= Provided data =
....

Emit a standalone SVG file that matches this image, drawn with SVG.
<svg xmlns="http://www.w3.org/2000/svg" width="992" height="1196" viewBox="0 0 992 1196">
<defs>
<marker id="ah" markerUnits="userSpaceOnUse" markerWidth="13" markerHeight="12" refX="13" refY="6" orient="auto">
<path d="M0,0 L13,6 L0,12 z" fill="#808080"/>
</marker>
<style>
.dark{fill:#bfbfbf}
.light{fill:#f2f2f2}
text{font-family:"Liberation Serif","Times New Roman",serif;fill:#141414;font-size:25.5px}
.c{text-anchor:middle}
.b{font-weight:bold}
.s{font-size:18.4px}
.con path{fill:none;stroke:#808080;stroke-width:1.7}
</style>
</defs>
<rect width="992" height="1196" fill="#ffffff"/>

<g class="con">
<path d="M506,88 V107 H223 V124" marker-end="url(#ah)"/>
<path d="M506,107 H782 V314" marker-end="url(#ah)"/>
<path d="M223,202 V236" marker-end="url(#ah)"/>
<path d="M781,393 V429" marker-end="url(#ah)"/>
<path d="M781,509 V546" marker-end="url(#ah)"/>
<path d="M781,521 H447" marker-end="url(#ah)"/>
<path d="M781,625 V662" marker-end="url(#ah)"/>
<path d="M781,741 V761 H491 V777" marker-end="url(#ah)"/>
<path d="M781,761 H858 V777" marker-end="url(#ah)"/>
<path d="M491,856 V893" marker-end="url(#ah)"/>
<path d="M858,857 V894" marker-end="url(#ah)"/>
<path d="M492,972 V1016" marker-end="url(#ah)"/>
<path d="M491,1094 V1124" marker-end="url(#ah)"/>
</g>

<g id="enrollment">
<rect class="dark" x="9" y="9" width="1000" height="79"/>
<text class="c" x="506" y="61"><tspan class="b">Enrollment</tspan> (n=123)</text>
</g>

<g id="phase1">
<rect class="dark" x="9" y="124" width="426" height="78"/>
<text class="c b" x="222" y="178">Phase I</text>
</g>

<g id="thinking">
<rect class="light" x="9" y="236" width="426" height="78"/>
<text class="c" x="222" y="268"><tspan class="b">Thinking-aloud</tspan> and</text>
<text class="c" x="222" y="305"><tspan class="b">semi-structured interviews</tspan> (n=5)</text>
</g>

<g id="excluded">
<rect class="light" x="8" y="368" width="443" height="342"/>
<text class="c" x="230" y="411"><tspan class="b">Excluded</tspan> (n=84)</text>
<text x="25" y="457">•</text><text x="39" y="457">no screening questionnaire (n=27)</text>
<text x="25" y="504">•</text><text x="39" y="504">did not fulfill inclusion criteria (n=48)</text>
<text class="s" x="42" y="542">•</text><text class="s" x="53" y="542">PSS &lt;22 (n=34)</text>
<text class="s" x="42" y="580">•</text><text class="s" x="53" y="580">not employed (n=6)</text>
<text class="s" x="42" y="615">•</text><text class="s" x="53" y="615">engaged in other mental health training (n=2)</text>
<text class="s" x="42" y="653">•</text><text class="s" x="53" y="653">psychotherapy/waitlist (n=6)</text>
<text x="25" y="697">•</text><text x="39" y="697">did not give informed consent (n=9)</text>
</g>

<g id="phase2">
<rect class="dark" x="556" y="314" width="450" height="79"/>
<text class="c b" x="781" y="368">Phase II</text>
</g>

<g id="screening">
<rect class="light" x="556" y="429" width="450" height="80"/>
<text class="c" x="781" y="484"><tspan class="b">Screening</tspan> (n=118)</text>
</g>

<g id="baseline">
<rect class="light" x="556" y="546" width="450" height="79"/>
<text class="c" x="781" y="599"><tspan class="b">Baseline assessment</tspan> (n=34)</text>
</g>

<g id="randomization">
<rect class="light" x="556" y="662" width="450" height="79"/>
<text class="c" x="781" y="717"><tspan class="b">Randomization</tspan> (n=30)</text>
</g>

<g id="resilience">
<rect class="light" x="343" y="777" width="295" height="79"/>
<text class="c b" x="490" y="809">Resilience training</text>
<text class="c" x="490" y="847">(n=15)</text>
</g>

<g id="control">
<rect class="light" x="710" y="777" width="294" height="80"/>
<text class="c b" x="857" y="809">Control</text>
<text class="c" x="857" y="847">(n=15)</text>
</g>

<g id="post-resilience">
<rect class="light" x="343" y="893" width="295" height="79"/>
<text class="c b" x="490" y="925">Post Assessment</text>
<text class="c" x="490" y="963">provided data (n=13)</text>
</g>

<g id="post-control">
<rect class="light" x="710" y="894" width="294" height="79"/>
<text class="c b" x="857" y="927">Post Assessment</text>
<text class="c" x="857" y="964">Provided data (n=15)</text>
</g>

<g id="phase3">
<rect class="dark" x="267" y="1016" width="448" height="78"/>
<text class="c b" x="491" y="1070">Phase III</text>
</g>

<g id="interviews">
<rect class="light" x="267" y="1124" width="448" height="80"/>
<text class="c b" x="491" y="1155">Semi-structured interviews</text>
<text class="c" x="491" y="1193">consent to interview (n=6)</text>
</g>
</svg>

....

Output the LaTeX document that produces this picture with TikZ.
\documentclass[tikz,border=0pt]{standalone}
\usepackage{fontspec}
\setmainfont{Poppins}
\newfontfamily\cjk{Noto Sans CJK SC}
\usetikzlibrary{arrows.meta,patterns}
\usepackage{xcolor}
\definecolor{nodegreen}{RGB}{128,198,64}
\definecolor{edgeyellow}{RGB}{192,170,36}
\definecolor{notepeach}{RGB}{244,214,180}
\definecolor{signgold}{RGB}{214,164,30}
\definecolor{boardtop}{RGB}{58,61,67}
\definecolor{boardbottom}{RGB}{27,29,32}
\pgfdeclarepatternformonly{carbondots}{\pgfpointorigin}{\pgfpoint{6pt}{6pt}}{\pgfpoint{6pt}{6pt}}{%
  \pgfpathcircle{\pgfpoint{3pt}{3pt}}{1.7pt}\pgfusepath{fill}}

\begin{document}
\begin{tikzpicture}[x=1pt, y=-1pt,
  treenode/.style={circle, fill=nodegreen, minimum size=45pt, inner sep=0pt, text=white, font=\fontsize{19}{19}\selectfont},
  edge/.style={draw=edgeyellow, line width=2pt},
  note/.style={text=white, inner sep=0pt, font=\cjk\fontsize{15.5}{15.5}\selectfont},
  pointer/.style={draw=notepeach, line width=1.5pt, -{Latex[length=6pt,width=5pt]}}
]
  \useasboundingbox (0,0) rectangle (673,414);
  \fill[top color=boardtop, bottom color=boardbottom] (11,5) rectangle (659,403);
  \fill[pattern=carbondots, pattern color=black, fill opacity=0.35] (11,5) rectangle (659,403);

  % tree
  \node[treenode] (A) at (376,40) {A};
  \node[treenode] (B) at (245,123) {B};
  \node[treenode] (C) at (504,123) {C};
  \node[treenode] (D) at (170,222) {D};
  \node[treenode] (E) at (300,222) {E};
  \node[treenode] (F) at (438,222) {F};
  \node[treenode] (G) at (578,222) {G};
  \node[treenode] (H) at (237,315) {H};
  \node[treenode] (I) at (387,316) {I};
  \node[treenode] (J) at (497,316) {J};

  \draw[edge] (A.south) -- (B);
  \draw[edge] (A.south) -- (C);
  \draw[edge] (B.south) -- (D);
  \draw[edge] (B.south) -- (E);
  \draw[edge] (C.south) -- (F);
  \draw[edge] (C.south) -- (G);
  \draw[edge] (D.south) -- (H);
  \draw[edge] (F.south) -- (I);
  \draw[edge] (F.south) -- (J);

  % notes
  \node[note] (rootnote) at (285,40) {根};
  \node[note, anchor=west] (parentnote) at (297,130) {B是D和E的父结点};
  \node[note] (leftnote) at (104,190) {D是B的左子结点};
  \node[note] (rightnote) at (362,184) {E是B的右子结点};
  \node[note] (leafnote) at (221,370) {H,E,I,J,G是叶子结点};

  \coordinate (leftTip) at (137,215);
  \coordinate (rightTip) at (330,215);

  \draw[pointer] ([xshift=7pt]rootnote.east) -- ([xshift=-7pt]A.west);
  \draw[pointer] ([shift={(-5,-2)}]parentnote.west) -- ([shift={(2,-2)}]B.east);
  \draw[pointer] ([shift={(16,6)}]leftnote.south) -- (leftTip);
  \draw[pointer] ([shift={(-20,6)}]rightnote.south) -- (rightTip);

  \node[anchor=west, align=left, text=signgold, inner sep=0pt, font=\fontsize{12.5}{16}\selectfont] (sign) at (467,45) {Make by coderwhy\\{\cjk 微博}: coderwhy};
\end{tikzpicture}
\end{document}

....

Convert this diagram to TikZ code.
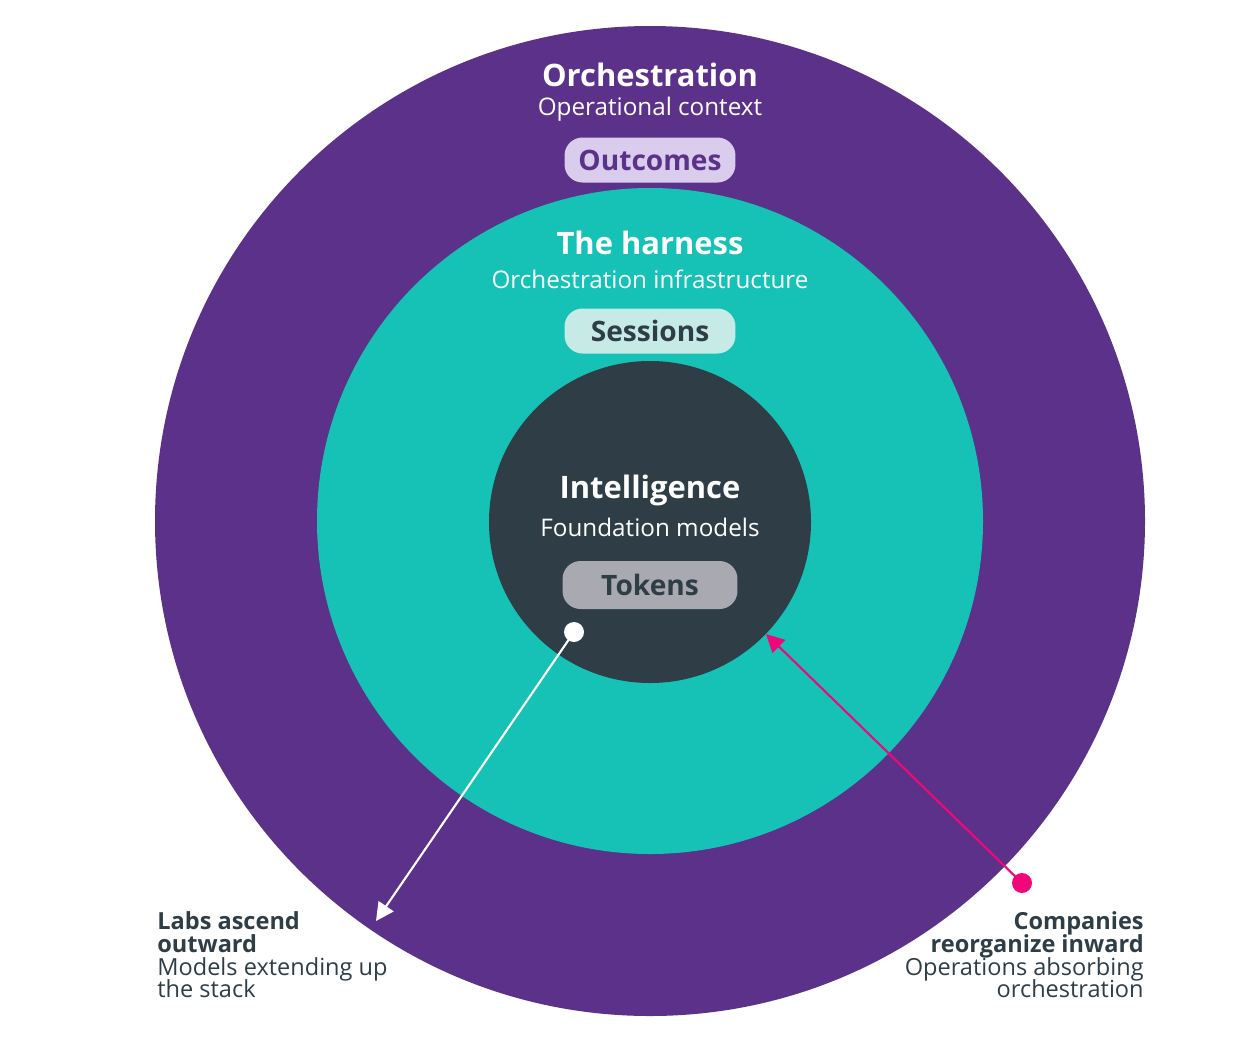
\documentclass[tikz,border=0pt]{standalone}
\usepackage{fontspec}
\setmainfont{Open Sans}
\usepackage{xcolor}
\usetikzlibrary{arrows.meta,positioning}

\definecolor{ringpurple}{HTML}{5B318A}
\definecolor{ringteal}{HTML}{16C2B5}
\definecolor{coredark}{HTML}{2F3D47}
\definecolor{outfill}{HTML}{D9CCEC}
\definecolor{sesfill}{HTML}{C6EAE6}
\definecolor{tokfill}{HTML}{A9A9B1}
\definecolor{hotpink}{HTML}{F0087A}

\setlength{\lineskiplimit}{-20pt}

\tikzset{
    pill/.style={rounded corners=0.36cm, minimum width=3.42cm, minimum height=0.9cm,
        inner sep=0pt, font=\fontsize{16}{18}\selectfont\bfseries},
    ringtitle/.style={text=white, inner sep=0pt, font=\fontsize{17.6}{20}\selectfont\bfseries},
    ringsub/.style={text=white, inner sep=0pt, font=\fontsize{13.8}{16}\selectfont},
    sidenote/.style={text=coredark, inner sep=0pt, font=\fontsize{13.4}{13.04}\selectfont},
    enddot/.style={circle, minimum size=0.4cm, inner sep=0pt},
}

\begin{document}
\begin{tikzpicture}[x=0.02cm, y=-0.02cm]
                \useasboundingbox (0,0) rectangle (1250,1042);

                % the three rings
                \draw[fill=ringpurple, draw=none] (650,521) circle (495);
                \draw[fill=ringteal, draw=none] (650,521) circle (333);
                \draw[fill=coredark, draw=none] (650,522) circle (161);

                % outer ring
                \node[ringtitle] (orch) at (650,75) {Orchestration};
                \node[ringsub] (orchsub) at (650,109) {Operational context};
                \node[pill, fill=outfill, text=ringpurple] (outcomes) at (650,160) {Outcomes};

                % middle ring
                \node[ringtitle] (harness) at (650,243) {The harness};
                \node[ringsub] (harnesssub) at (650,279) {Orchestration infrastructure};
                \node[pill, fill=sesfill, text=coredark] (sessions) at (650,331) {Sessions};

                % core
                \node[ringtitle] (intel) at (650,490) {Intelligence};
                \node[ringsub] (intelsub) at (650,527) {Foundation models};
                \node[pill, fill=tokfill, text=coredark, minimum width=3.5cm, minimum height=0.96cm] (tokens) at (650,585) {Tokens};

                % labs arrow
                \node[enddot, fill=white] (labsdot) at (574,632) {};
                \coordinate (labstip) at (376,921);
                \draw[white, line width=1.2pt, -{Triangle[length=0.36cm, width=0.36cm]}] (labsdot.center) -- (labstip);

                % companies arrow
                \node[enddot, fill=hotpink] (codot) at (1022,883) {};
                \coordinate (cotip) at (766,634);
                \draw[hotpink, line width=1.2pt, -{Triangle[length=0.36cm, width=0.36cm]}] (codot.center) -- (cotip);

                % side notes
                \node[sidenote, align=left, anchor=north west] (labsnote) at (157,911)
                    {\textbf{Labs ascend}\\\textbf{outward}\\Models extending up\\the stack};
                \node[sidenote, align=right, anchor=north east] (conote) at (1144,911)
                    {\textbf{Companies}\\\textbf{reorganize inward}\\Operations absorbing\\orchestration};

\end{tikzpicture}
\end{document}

....

= Instructions to follow =
Look above for the line with "Convert this diagram to TikZ code.", then print it and each line after it down to and including the line with "(650,522) circle (161);". Leave out the pictures and keep the wording exact.

= Solved exercise =
Convert this diagram to TikZ code.
\documentclass[tikz,border=0pt]{standalone}
\usepackage{fontspec}
\setmainfont{Open Sans}
\usepackage{xcolor}
\usetikzlibrary{arrows.meta,positioning}

\definecolor{ringpurple}{HTML}{5B318A}
\definecolor{ringteal}{HTML}{16C2B5}
\definecolor{coredark}{HTML}{2F3D47}
\definecolor{outfill}{HTML}{D9CCEC}
\definecolor{sesfill}{HTML}{C6EAE6}
\definecolor{tokfill}{HTML}{A9A9B1}
\definecolor{hotpink}{HTML}{F0087A}

\setlength{\lineskiplimit}{-20pt}

\tikzset{
    pill/.style={rounded corners=0.36cm, minimum width=3.42cm, minimum height=0.9cm,
        inner sep=0pt, font=\fontsize{16}{18}\selectfont\bfseries},
    ringtitle/.style={text=white, inner sep=0pt, font=\fontsize{17.6}{20}\selectfont\bfseries},
    ringsub/.style={text=white, inner sep=0pt, font=\fontsize{13.8}{16}\selectfont},
    sidenote/.style={text=coredark, inner sep=0pt, font=\fontsize{13.4}{13.04}\selectfont},
    enddot/.style={circle, minimum size=0.4cm, inner sep=0pt},
}

\begin{document}
\begin{tikzpicture}[x=0.02cm, y=-0.02cm]
                \useasboundingbox (0,0) rectangle (1250,1042);

                % the three rings
                \draw[fill=ringpurple, draw=none] (650,521) circle (495);
                \draw[fill=ringteal, draw=none] (650,521) circle (333);
                \draw[fill=coredark, draw=none] (650,522) circle (161);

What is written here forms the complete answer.